» **Problem details**
Make an exact copy of all the material below, apart from the pictures.

» **Provided material**
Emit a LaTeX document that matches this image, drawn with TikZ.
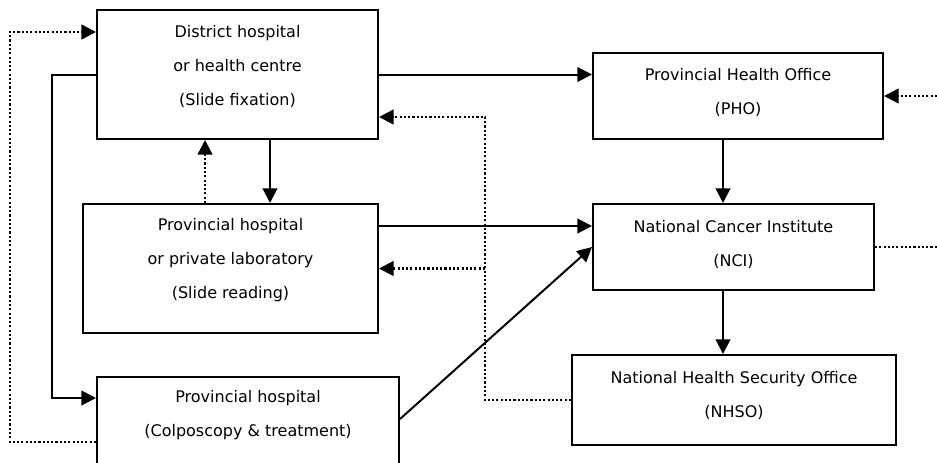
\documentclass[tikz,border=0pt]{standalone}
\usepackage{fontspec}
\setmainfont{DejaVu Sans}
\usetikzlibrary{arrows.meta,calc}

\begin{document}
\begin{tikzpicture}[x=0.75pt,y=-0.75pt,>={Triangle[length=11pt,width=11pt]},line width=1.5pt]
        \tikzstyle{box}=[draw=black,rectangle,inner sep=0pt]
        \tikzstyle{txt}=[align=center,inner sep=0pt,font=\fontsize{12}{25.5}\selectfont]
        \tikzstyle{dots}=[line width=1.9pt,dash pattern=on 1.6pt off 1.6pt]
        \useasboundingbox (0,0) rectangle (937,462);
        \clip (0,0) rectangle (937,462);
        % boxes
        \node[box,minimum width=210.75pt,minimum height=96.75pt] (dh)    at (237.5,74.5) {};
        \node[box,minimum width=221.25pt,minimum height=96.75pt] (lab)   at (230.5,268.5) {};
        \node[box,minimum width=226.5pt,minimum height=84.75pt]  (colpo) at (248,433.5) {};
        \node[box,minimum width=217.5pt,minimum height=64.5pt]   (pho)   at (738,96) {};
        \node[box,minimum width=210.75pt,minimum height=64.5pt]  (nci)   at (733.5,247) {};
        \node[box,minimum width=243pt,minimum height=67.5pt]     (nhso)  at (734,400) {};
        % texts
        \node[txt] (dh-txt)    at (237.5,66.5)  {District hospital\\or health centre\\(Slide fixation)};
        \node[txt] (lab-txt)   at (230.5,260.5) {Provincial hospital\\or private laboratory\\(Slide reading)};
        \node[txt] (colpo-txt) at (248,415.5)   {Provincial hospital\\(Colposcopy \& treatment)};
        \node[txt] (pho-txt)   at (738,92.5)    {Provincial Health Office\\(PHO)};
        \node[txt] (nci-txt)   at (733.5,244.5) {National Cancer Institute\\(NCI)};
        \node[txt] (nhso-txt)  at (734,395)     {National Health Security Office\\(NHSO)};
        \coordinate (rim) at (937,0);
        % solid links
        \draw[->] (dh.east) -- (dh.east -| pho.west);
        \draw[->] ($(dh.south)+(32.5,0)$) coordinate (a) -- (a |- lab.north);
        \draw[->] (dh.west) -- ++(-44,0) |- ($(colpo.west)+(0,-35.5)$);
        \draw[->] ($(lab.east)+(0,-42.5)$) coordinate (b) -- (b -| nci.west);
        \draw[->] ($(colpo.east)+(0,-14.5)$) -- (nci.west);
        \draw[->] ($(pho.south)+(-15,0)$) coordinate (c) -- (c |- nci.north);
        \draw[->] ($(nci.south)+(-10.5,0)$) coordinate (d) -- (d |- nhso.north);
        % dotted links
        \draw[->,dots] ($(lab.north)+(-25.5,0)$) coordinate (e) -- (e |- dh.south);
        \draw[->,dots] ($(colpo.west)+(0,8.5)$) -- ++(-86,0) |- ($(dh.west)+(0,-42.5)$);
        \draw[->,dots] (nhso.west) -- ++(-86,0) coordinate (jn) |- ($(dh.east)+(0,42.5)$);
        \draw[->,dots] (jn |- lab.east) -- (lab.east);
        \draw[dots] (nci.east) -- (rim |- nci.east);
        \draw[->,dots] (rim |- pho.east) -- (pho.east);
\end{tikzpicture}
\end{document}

» **Solved exercise**
Emit a LaTeX document that matches this image, drawn with TikZ.
\documentclass[tikz,border=0pt]{standalone}
\usepackage{fontspec}
\setmainfont{DejaVu Sans}
\usetikzlibrary{arrows.meta,calc}

\begin{document}
\begin{tikzpicture}[x=0.75pt,y=-0.75pt,>={Triangle[length=11pt,width=11pt]},line width=1.5pt]
        \tikzstyle{box}=[draw=black,rectangle,inner sep=0pt]
        \tikzstyle{txt}=[align=center,inner sep=0pt,font=\fontsize{12}{25.5}\selectfont]
        \tikzstyle{dots}=[line width=1.9pt,dash pattern=on 1.6pt off 1.6pt]
        \useasboundingbox (0,0) rectangle (937,462);
        \clip (0,0) rectangle (937,462);
        % boxes
        \node[box,minimum width=210.75pt,minimum height=96.75pt] (dh)    at (237.5,74.5) {};
        \node[box,minimum width=221.25pt,minimum height=96.75pt] (lab)   at (230.5,268.5) {};
        \node[box,minimum width=226.5pt,minimum height=84.75pt]  (colpo) at (248,433.5) {};
        \node[box,minimum width=217.5pt,minimum height=64.5pt]   (pho)   at (738,96) {};
        \node[box,minimum width=210.75pt,minimum height=64.5pt]  (nci)   at (733.5,247) {};
        \node[box,minimum width=243pt,minimum height=67.5pt]     (nhso)  at (734,400) {};
        % texts
        \node[txt] (dh-txt)    at (237.5,66.5)  {District hospital\\or health centre\\(Slide fixation)};
        \node[txt] (lab-txt)   at (230.5,260.5) {Provincial hospital\\or private laboratory\\(Slide reading)};
        \node[txt] (colpo-txt) at (248,415.5)   {Provincial hospital\\(Colposcopy \& treatment)};
        \node[txt] (pho-txt)   at (738,92.5)    {Provincial Health Office\\(PHO)};
        \node[txt] (nci-txt)   at (733.5,244.5) {National Cancer Institute\\(NCI)};
        \node[txt] (nhso-txt)  at (734,395)     {National Health Security Office\\(NHSO)};
        \coordinate (rim) at (937,0);
        % solid links
        \draw[->] (dh.east) -- (dh.east -| pho.west);
        \draw[->] ($(dh.south)+(32.5,0)$) coordinate (a) -- (a |- lab.north);
        \draw[->] (dh.west) -- ++(-44,0) |- ($(colpo.west)+(0,-35.5)$);
        \draw[->] ($(lab.east)+(0,-42.5)$) coordinate (b) -- (b -| nci.west);
        \draw[->] ($(colpo.east)+(0,-14.5)$) -- (nci.west);
        \draw[->] ($(pho.south)+(-15,0)$) coordinate (c) -- (c |- nci.north);
        \draw[->] ($(nci.south)+(-10.5,0)$) coordinate (d) -- (d |- nhso.north);
        % dotted links
        \draw[->,dots] ($(lab.north)+(-25.5,0)$) coordinate (e) -- (e |- dh.south);
        \draw[->,dots] ($(colpo.west)+(0,8.5)$) -- ++(-86,0) |- ($(dh.west)+(0,-42.5)$);
        \draw[->,dots] (nhso.west) -- ++(-86,0) coordinate (jn) |- ($(dh.east)+(0,42.5)$);
        \draw[->,dots] (jn |- lab.east) -- (lab.east);
        \draw[dots] (nci.east) -- (rim |- nci.east);
        \draw[->,dots] (rim |- pho.east) -- (pho.east);
\end{tikzpicture}
\end{document}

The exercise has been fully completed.